● **Stored data**:
══════

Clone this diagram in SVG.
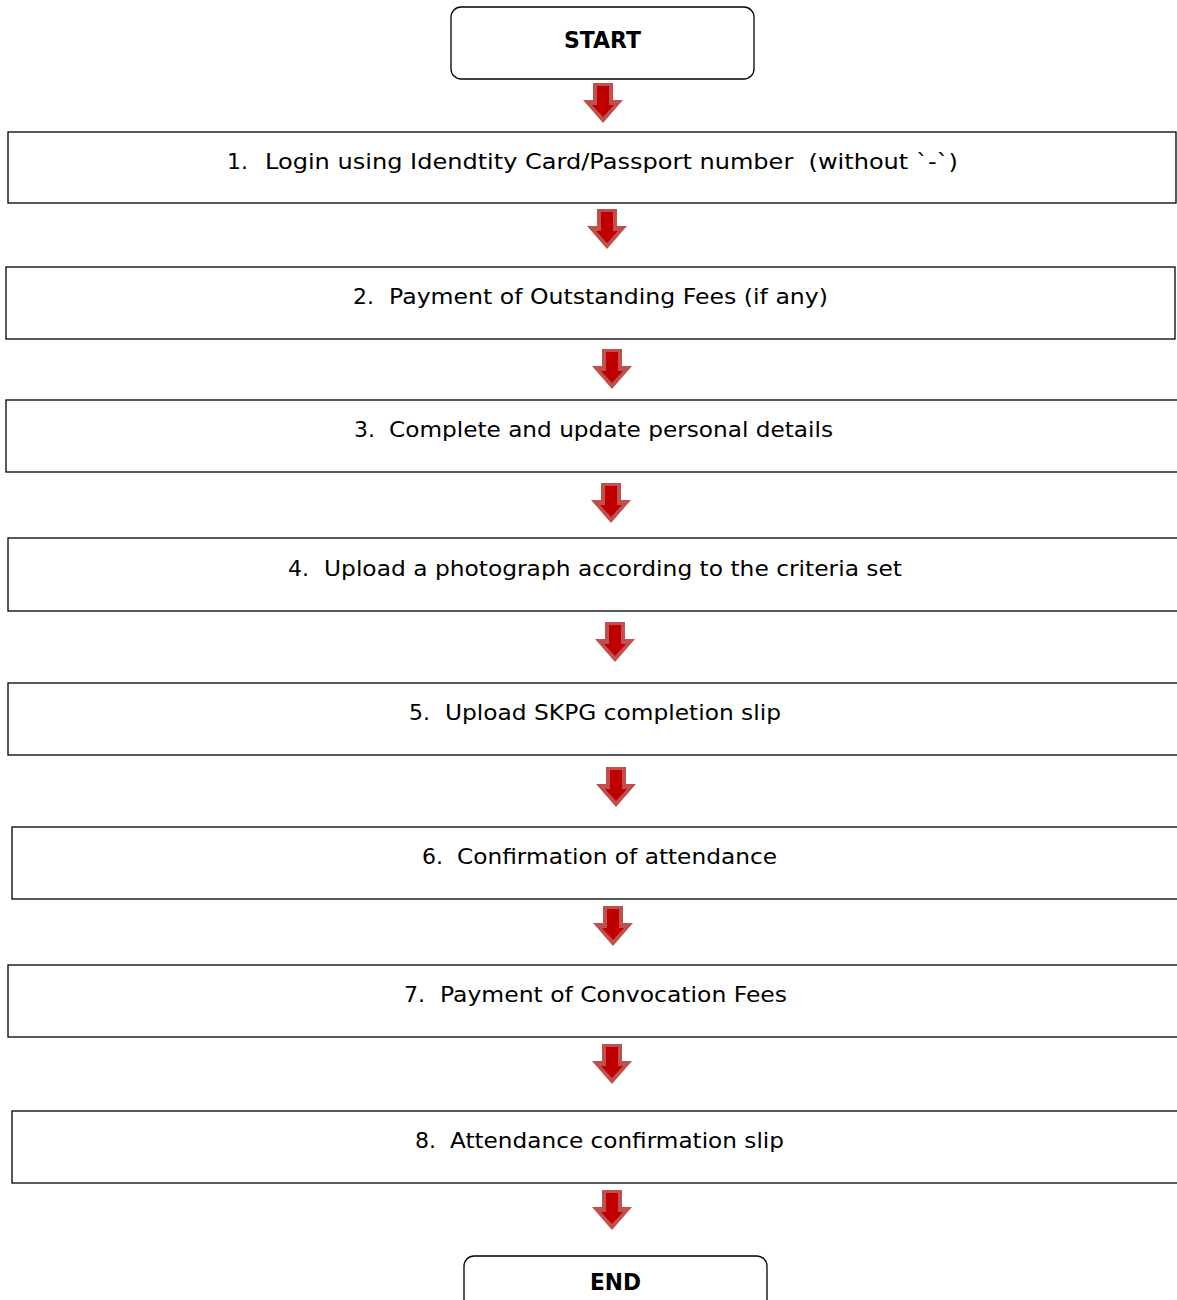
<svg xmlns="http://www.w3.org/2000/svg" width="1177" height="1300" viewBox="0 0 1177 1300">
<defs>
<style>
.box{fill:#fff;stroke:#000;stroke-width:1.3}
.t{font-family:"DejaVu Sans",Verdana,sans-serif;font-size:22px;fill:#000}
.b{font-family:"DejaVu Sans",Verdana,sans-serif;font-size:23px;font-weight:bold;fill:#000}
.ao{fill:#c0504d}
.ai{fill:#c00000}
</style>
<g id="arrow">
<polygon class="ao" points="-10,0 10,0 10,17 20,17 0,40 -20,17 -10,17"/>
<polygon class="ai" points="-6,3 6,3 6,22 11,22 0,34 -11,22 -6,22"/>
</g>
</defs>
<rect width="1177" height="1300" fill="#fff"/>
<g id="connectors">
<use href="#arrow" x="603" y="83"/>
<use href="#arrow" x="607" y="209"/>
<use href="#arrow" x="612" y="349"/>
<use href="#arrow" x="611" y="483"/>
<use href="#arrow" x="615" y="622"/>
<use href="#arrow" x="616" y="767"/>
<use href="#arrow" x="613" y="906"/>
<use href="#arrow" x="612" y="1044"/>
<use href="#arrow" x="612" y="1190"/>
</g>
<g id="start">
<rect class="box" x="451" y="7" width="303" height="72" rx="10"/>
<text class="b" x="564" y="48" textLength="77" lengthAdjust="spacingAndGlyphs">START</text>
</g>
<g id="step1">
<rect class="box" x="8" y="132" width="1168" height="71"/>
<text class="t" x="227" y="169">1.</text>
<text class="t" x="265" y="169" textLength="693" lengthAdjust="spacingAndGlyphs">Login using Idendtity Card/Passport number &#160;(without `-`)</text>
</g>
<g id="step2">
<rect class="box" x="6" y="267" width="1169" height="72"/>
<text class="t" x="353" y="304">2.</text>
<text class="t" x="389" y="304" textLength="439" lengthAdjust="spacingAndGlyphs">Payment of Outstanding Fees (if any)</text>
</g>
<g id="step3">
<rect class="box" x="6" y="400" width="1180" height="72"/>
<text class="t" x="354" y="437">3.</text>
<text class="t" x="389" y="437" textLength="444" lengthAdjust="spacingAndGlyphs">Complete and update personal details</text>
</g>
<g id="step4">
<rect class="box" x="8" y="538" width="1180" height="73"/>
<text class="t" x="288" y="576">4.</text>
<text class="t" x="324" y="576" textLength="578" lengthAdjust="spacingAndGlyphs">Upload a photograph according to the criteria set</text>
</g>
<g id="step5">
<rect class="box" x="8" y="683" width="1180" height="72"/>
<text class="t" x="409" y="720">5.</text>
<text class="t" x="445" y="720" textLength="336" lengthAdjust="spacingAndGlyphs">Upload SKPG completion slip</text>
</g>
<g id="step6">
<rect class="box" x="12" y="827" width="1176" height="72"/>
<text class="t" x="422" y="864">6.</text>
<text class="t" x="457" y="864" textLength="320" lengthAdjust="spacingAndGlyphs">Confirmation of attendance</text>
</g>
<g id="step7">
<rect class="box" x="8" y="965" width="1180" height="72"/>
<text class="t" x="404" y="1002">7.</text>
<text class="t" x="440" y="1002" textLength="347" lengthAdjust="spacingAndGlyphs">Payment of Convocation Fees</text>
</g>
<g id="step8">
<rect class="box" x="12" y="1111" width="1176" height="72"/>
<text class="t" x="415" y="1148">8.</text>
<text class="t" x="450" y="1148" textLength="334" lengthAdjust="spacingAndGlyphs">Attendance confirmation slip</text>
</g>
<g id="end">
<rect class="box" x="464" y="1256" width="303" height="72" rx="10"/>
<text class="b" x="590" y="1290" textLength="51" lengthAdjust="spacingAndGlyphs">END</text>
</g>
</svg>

══════

● **Objective**: Set down all the data again exactly as above, pictures excluded.

● **Answer**:
Clone this diagram in SVG.
<svg xmlns="http://www.w3.org/2000/svg" width="1177" height="1300" viewBox="0 0 1177 1300">
<defs>
<style>
.box{fill:#fff;stroke:#000;stroke-width:1.3}
.t{font-family:"DejaVu Sans",Verdana,sans-serif;font-size:22px;fill:#000}
.b{font-family:"DejaVu Sans",Verdana,sans-serif;font-size:23px;font-weight:bold;fill:#000}
.ao{fill:#c0504d}
.ai{fill:#c00000}
</style>
<g id="arrow">
<polygon class="ao" points="-10,0 10,0 10,17 20,17 0,40 -20,17 -10,17"/>
<polygon class="ai" points="-6,3 6,3 6,22 11,22 0,34 -11,22 -6,22"/>
</g>
</defs>
<rect width="1177" height="1300" fill="#fff"/>
<g id="connectors">
<use href="#arrow" x="603" y="83"/>
<use href="#arrow" x="607" y="209"/>
<use href="#arrow" x="612" y="349"/>
<use href="#arrow" x="611" y="483"/>
<use href="#arrow" x="615" y="622"/>
<use href="#arrow" x="616" y="767"/>
<use href="#arrow" x="613" y="906"/>
<use href="#arrow" x="612" y="1044"/>
<use href="#arrow" x="612" y="1190"/>
</g>
<g id="start">
<rect class="box" x="451" y="7" width="303" height="72" rx="10"/>
<text class="b" x="564" y="48" textLength="77" lengthAdjust="spacingAndGlyphs">START</text>
</g>
<g id="step1">
<rect class="box" x="8" y="132" width="1168" height="71"/>
<text class="t" x="227" y="169">1.</text>
<text class="t" x="265" y="169" textLength="693" lengthAdjust="spacingAndGlyphs">Login using Idendtity Card/Passport number &#160;(without `-`)</text>
</g>
<g id="step2">
<rect class="box" x="6" y="267" width="1169" height="72"/>
<text class="t" x="353" y="304">2.</text>
<text class="t" x="389" y="304" textLength="439" lengthAdjust="spacingAndGlyphs">Payment of Outstanding Fees (if any)</text>
</g>
<g id="step3">
<rect class="box" x="6" y="400" width="1180" height="72"/>
<text class="t" x="354" y="437">3.</text>
<text class="t" x="389" y="437" textLength="444" lengthAdjust="spacingAndGlyphs">Complete and update personal details</text>
</g>
<g id="step4">
<rect class="box" x="8" y="538" width="1180" height="73"/>
<text class="t" x="288" y="576">4.</text>
<text class="t" x="324" y="576" textLength="578" lengthAdjust="spacingAndGlyphs">Upload a photograph according to the criteria set</text>
</g>
<g id="step5">
<rect class="box" x="8" y="683" width="1180" height="72"/>
<text class="t" x="409" y="720">5.</text>
<text class="t" x="445" y="720" textLength="336" lengthAdjust="spacingAndGlyphs">Upload SKPG completion slip</text>
</g>
<g id="step6">
<rect class="box" x="12" y="827" width="1176" height="72"/>
<text class="t" x="422" y="864">6.</text>
<text class="t" x="457" y="864" textLength="320" lengthAdjust="spacingAndGlyphs">Confirmation of attendance</text>
</g>
<g id="step7">
<rect class="box" x="8" y="965" width="1180" height="72"/>
<text class="t" x="404" y="1002">7.</text>
<text class="t" x="440" y="1002" textLength="347" lengthAdjust="spacingAndGlyphs">Payment of Convocation Fees</text>
</g>
<g id="step8">
<rect class="box" x="12" y="1111" width="1176" height="72"/>
<text class="t" x="415" y="1148">8.</text>
<text class="t" x="450" y="1148" textLength="334" lengthAdjust="spacingAndGlyphs">Attendance confirmation slip</text>
</g>
<g id="end">
<rect class="box" x="464" y="1256" width="303" height="72" rx="10"/>
<text class="b" x="590" y="1290" textLength="51" lengthAdjust="spacingAndGlyphs">END</text>
</g>
</svg>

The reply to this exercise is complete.